Ideally, of course, "you could make the argument that you need to do it every single time," he said, but lengthy lists of multiple funders create a space problem online and pose an even greater problem with the time available for a short radio report. As a result, he said, NPR will "err on the side of disclosure" if anything looks potentially problematic, but, "if there's no clear opportunity for conflict there, we may not potentially report it."
Back to the specific article and study that prompted the reader to write. The answer is, no; there was no funding from a meal kit delivery service. A University of Michigan press release about the study (free to read at the link!) had this to say: "While Blue Apron employees were consulted for the study, no funding was provided by the company. The research was supported by the National Science Foundation under Grant No. 1804287 and the U-M Undergraduate Research Opportunity Program." (Blue Apron was the service that was studied.)

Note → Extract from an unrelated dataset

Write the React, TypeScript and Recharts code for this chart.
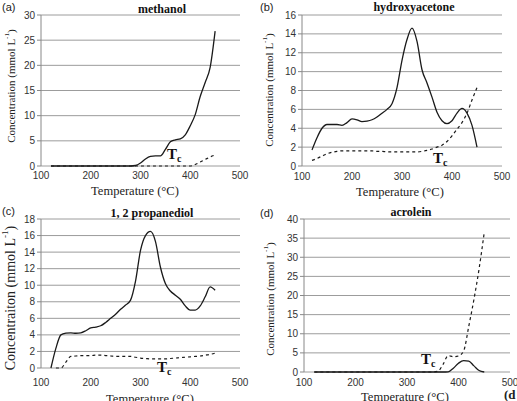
import React from "react";
import { LineChart, Line, XAxis, YAxis, CartesianGrid } from "recharts";

const TEMPS = [120, 130, 140, 150, 160, 170, 180, 190, 200, 210, 220, 230, 240, 250, 260, 270, 280, 290, 300, 310, 320, 330, 340, 350, 360, 370, 380, 390, 400, 410, 420, 430, 440, 450];

const X_TICKS = [100, 200, 300, 400, 500];

// (a) methanol
const METHANOL_SOLID = [0, 0, 0, 0, 0, 0, 0, 0, 0, 0, 0, 0, 0, 0, 0, 0, 0, 0.1, 0.6, 1.4, 1.9, 2.0, 2.0, 3.3, 4.8, 5.2, 5.4, 6.2, 8.0, 10.2, 13.8, 16.6, 19.6, 26.8];
const METHANOL_DASHED = [0, 0, 0, 0, 0, 0, 0, 0, 0, 0, 0, 0, 0, 0, 0, 0, 0, 0, 0, 0, 0, 0, 0, 0, 0, 0, 0, 0, 0, 0.3, 0.8, 1.3, 1.8, 2.2];
const METHANOL_Y_TICKS = [0, 5, 10, 15, 20, 25, 30];

// (b) hydroxyacetone
const HYDROXY_SOLID = [1.7, 3.0, 4.0, 4.4, 4.4, 4.4, 4.3, 4.6, 5.0, 4.9, 4.7, 4.75, 4.9, 5.2, 5.6, 6.0, 6.6, 8.3, 11.2, 13.4, 14.6, 13.2, 10.2, 8.8, 7.3, 5.7, 4.8, 4.5, 4.8, 5.6, 6.1, 5.6, 4.3, 2.0];
const HYDROXY_DASHED = [0.6, 0.8, 1.05, 1.3, 1.45, 1.55, 1.6, 1.6, 1.6, 1.6, 1.6, 1.6, 1.6, 1.55, 1.55, 1.5, 1.5, 1.5, 1.5, 1.5, 1.5, 1.5, 1.55, 1.65, 1.8, 2.0, 2.2, 2.6, 3.2, 3.9, 4.6, 5.6, 7.0, 8.3];
const HYDROXY_Y_TICKS = [0, 2, 4, 6, 8, 10, 12, 14, 16];

// (c) 1,2 propanediol
const PROPANEDIOL_SOLID = [0, 2.4, 4.0, 4.2, 4.25, 4.2, 4.25, 4.5, 4.85, 4.95, 5.1, 5.5, 6.0, 6.5, 7.1, 7.6, 8.2, 10.5, 14.2, 16.0, 16.5, 15.3, 12.2, 10.2, 9.3, 8.8, 8.3, 7.5, 7.0, 7.0, 7.5, 8.6, 9.8, 9.4];
const PROPANEDIOL_DASHED = [null, 0, 0, 0.7, 1.4, 1.45, 1.5, 1.5, 1.5, 1.55, 1.55, 1.5, 1.45, 1.4, 1.4, 1.4, 1.4, 1.3, 1.2, 1.15, 1.1, 1.1, 1.1, 1.1, 1.15, 1.2, 1.25, 1.3, 1.35, 1.4, 1.45, 1.55, 1.65, 1.8];
const PROPANEDIOL_Y_TICKS = [0, 2, 4, 6, 8, 10, 12, 14, 16, 18];

// (d) acrolein
const ACROLEIN_SOLID = [0, 0, 0, 0, 0, 0, 0, 0, 0, 0, 0, 0, 0, 0, 0, 0, 0, 0, 0, 0, 0, 0, 0, 0, 0, 0, 0.05, 1.0, 2.3, 3.0, 2.85, 1.6, 0.4, 0];
const ACROLEIN_DASHED = [0, 0, 0, 0, 0, 0, 0, 0, 0, 0, 0, 0, 0, 0, 0, 0, 0, 0, 0, 0, 0, 0, 0, 0, 0.2, 2.0, 4.3, 4.0, 4.2, 5.5, 12.0, 19.0, 27.0, 36.5];
const ACROLEIN_Y_TICKS = [0, 5, 10, 15, 20, 25, 30, 35, 40];

const build = (solid: (number | null)[], dashed: (number | null)[]) =>
  TEMPS.map((t, i) => ({ t, s: solid[i], d: dashed[i] }));

const SERIF = "'Liberation Serif', 'Times New Roman', serif";
const SANS = "'Liberation Sans', Arial, sans-serif";

type PanelProps = {
  left: number;
  top: number;
  width: number;
  height: number;
  margin: { top: number; right: number; bottom: number; left: number };
  data: any[];
  yTicks: number[];
  xTickMargin: number;
};

function Panel({ left, top, width, height, margin, data, yTicks, xTickMargin }: PanelProps) {
  const yMax = yTicks[yTicks.length - 1];
  return (
    <div style={{ position: "absolute", left, top }}>
      <LineChart width={width} height={height} data={data} margin={margin}>
        <CartesianGrid vertical={false} stroke="#9c9c9c" strokeWidth={1} />
        <XAxis
          dataKey="t"
          type="number"
          domain={[100, 500]}
          ticks={X_TICKS}
          interval={0}
          axisLine={false}
          tickLine={false}
          tickSize={0}
          tickMargin={xTickMargin}
          height={20}
          tick={{ fontSize: 10, fill: "#333", fontFamily: SANS }}
        />
        <YAxis
          type="number"
          domain={[0, yMax]}
          ticks={yTicks}
          interval={0}
          width={30}
          axisLine={{ stroke: "#888" }}
          tickLine={{ stroke: "#888" }}
          tickSize={4}
          tickMargin={2}
          tick={{ fontSize: 10, fill: "#333", fontFamily: SANS }}
        />
        <Line dataKey="s" type="monotone" stroke="#1a1a1a" strokeWidth={1.3} dot={false} isAnimationActive={false} />
        <Line dataKey="d" type="monotone" stroke="#1a1a1a" strokeWidth={1.2} strokeDasharray="3 3" dot={false} isAnimationActive={false} />
      </LineChart>
    </div>
  );
}

function YLabel({ x, y, size, text }: { x: number; y: number; size: number; text: string }) {
  return (
    <text
      x={x}
      y={y}
      transform={`rotate(-90, ${x}, ${y})`}
      textAnchor="middle"
      dominantBaseline="central"
      fontFamily={SERIF}
      fontSize={size}
      fill="#222"
    >
      {text} (mmol L
      <tspan fontSize={size * 0.65} dy={-size * 0.35}>-1</tspan>
      <tspan dy={size * 0.35}>)</tspan>
    </text>
  );
}

function Tc({ x, y }: { x: number; y: number }) {
  return (
    <text x={x} y={y} fontFamily={SERIF} fontWeight="bold" fontSize={15} fill="#111">
      T
      <tspan fontSize={10} dy={3}>c</tspan>
    </text>
  );
}

function TempLabel({ x, y }: { x: number; y: number }) {
  return (
    <text x={x} y={y} textAnchor="middle" fontFamily={SERIF} fontSize={12.5} fill="#222">
      Temperature (°C)
    </text>
  );
}

export default function App() {
  return (
    <div style={{ position: "absolute", left: 0, top: 0, width: 517, height: 401, background: "#fff", overflow: "hidden" }}>
      <Panel
        left={0}
        top={0}
        width={258}
        height={200}
        margin={{ top: 15, right: 18, bottom: 14, left: 11 }}
        data={build(METHANOL_SOLID, METHANOL_DASHED)}
        yTicks={METHANOL_Y_TICKS}
        xTickMargin={6}
      />
      <Panel
        left={258}
        top={0}
        width={259}
        height={200}
        margin={{ top: 15, right: 15, bottom: 14, left: 14 }}
        data={build(HYDROXY_SOLID, HYDROXY_DASHED)}
        yTicks={HYDROXY_Y_TICKS}
        xTickMargin={7}
      />
      <Panel
        left={0}
        top={200}
        width={258}
        height={201}
        margin={{ top: 19, right: 18, bottom: 13, left: 11 }}
        data={build(PROPANEDIOL_SOLID, PROPANEDIOL_DASHED)}
        yTicks={PROPANEDIOL_Y_TICKS}
        xTickMargin={11}
      />
      <Panel
        left={258}
        top={200}
        width={259}
        height={201}
        margin={{ top: 19, right: 7, bottom: 9, left: 16 }}
        data={build(ACROLEIN_SOLID, ACROLEIN_DASHED)}
        yTicks={ACROLEIN_Y_TICKS}
        xTickMargin={7}
      />
      <svg width={517} height={401} style={{ position: "absolute", left: 0, top: 0, pointerEvents: "none" }}>
        <text x={2} y={11} fontFamily={SANS} fontSize={11} fill="#222">(a)</text>
        <text x={260} y={11} fontFamily={SANS} fontSize={11} fill="#222">(b)</text>
        <text x={2} y={215} fontFamily={SANS} fontSize={11} fill="#222">(c)</text>
        <text x={260} y={217} fontFamily={SANS} fontSize={11} fill="#222">(d)</text>
        <text x={504} y={399} fontFamily={SERIF} fontWeight="bold" fontSize={13} fill="#222">(d</text>

        <text x={162} y={13} textAnchor="middle" fontFamily={SERIF} fontWeight="bold" fontSize={12} fill="#111">methanol</text>
        <text x={414} y={11} textAnchor="middle" fontFamily={SERIF} fontWeight="bold" fontSize={12} fill="#111">hydroxyacetone</text>
        <text x={152} y={217} textAnchor="middle" fontFamily={SERIF} fontWeight="bold" fontSize={12} fill="#111">1, 2 propanediol</text>
        <text x={411} y={216} textAnchor="middle" fontFamily={SERIF} fontWeight="bold" fontSize={12} fill="#111">acrolein</text>

        <YLabel x={11} y={86} size={11} text="Concentration" />
        <YLabel x={269} y={90} size={11} text="Concentration" />
        <YLabel x={10} y={298} size={14} text="Concentraiton" />
        <YLabel x={270} y={299} size={11} text="Concentration" />

        <TempLabel x={135} y={195} />
        <TempLabel x={400} y={196} />
        <TempLabel x={150} y={403} />
        <TempLabel x={405} y={401} />

        <Tc x={167} y={159} />
        <Tc x={433} y={163} />
        <Tc x={157} y={372} />
        <Tc x={421} y={364} />
      </svg>
    </div>
  );
}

Neel told me, "This is a case where we would not put in a disclosure because the funding comes from two neutral funders and there's no suggestion of conflict."
My view: It's helpful for readers and listeners to know that the default NPR practice is to flag conflicts when they are potentially problematic, and that they can assume that if the funders aren't listed, it is because the reporters have made a judgment that the funding does not potentially bias the results.
But in the specific case raised by the reader, I think the information should have been included. It's an immediate question that I think many readers would have had, since the study involved questions about commercial operations. Including the funding information would have eliminated a source of doubt for them and it would have been easy to add at the point where the article also rightly disclosed that Blue Apron has been an NPR sponsor.
More broadly, in cases such as this one where the list of funders is short, the newsroom might consider including the information either way; as Neel notes, ideally it would be in every article.